Making the transition from Ivy League to professional tennis is not easy, however. Beyond the higher level of competition, players must deal with a global travel schedule, manage their health and fitness, select their playing partners, and take care of financial, psychological, and time-management issues. No longer are things as simple as a bus ride to Cornell or Columbia, where your hotel arrangements have been made, your food is waiting for you, and you can have a relaxing meal with your teammates. On the pro circuit there can be language barriers, time-zone changes, lost luggage, cab rides to the hotel, or rental cars to book late at night.
Since the start of 2012, for example, Cerretani, known as JC on tour, has played tournaments in Qatar, New Zealand, Australia, Germany, Texas, California, France, Dubai, and Mexico. Shamasdin has played in India, Australia, France, Texas, California, and Mexico.
In February 2011, Cerretani and Shamasdin had their biggest success together when they combined to win the SA Open in Johannesburg, South Africa. It was Shamasdin’s first Association of Tennis Professionals (ATP) World Tour title, and Cerretani’s third ATP doubles title.
“To win it with Jamie was incredible,” Shamasdin says. “I think we share a special bond that a lot of other players don’t have. It just meant a lot to me, to us as a team, and also to our friendship.”
Cerretani and Shamasdin have also won four events together on the ATP Challenger Tour, including the Jalisco Open in Guadalajara, Mexico, in March.
“I hadn’t seen him in three or four weeks, and then we went down
there and won a tournament, and it wasn’t easy,” Cerretani says. “There
were some tough matches. There were a lot of matches we could have lost
if we hadn’t had that history together, hadn’t had the ability to
communicate and keep a very positive attitude.”
Coach Jon Choboy recruited Shamasdin a year later from Canada. Brown took its first Ivy League championship that spring after Shamasdin won the deciding match over Harvard. What made the win even sweeter was that Shamasdin’s mother was there to share the moment with him, along with his brother, who attended Harvard.

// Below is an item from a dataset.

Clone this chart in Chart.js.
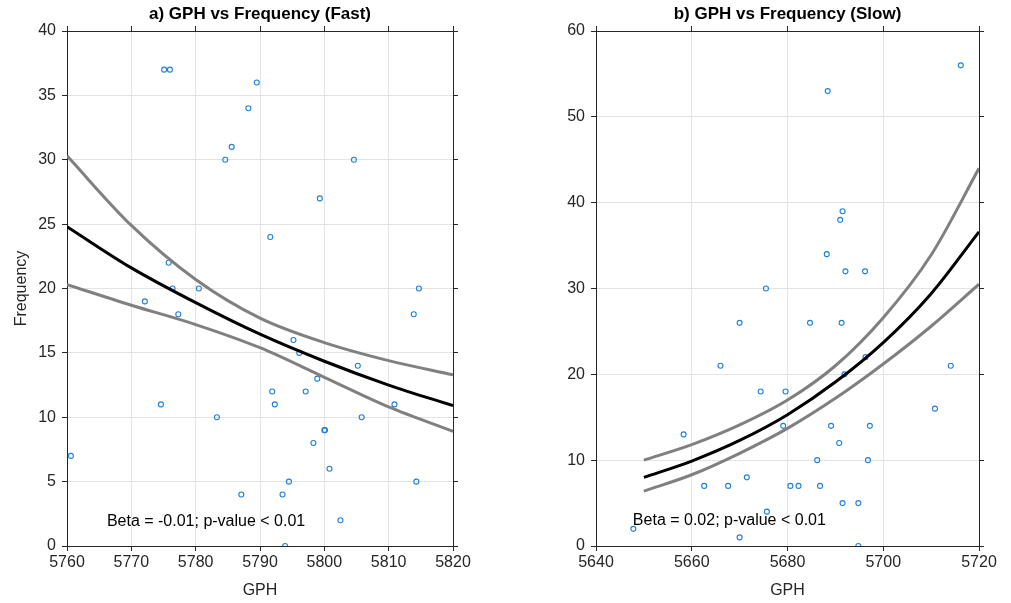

“That was an unbelievable experience,” said Shamasdin.
After Coach Jay Harris paired Shamasdin and Cerretani three years later, the pair combined for a 23–3 doubles record and advanced to the second round of the NCAA Tournament. Cerretani left Brown with 120 victories, the school record for career doubles. During his senior season in 2004–05, Shamasdin led Brown to its second Ivy League title and another perfect 7–0 record. He went on to reach the quarterfinals of the NCAA Doubles Tournament with Philip Charm ’06, and both players earned All-America status, the first-ever All-Americans in Brown men’s tennis history. Shamasdin also finished his career with 216 combined singles and doubles wins, a new Brown record.
Even now the two players believe their time playing together at Brown is a key to their success. “Right away, our chemistry is unprecedented,” Shamasdin says. “We know each other inside out.” Cerretani agrees. “Things work automatically with us,” he says, “and that is really fun. Having played with him in college and knowing him for ten years, when we play on tour together now, there are no surprises.”
Both players are just entering their thirties and hope to continue
to play for at least another five years. With their careers just
starting to peak, they will be exciting to watch.